POZNAN: Andrea Pirlo has been one of Italy’s most distinguished footballers of the modern era: Class, style and a wondrous ability not only to find space himself but to create even more for his team-mates; every game he plays presents his audience with the privilege of watching a master at work writes KEIR RADNEDGE.

Pity his defensive team-mates were not quite at his level. Pirlo curled in the free kick which provided the Azzurri with a 39th-minute lead over Croatia here in Poznan but slack covering allowed Mario Mandzukic the opportunity to  thump a 74th-minute equaliser and seize a deserved drop.

Pirlo was voted man of the match, a choice for once with which no-one, surely could disagree. In the first half in particular his vision had offered Italy the tantalising prospect of seeing the best of Mario Balotelli. Unfortunately the Manchester City man appeared quicker in thought than execution.

He had created and wasted a superb opportunity against Spain and here again he looked as if he were moving in slow-motion.

First he turned and fired wide in the third minute then he took too long thinking about how to despatch a superb angled cross from Pirlo. Finally he wasted the best opening of all by thumping a shot straight at keeper Stipe Pletikosa who was only happy to beat it out.

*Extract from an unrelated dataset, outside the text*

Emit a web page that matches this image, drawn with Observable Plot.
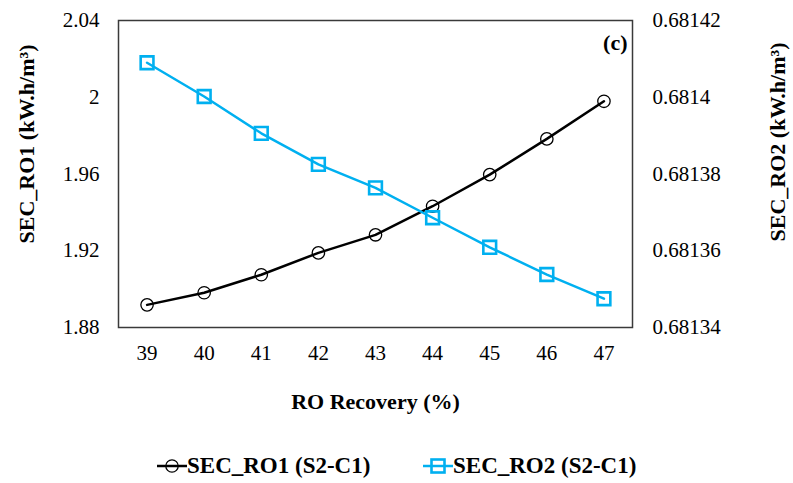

The one moment’s action appeared to spark ‘money chants’ from the Croat fans massed behind Pletikosa’s goal but he took no notice and continued to take up move dangerously in and out of the east European’s back line.

At the other end Croatia should have had a penalty in the 20th minute when Giorgio Chiellini threw out an arm to pull back Nikica Jelavic as the Everton turned him inside the penalty box. Both men went down and referee Howard Webb awarded a free kick against the Croat.

That was just a brief respite for Croatia. Otherwise Italy grew in confidence and creative threat. Pletikosa made a sharp double save from Claudio Marchisio but he was at fault when Pirlo squeezed a free kick between keeper and right-hand post.

Croatia, predictably, stepped up the tempo after half-time. Luka Modric moved further forward and was twice narrowly off target with long-range efforts. Italy appeared satisfied to cover up and paid the price for fading ambition when Ivan Strinic hurled over a long teasing cross from the left and Mandzukic thumped the ball home via Gigi Buffon’s left-hand post.

Croatia maintained their momentum by making the more effective substitutions. They gained in pace and Italy failed to match them. A draw suited Croatia better and there were worth it, too.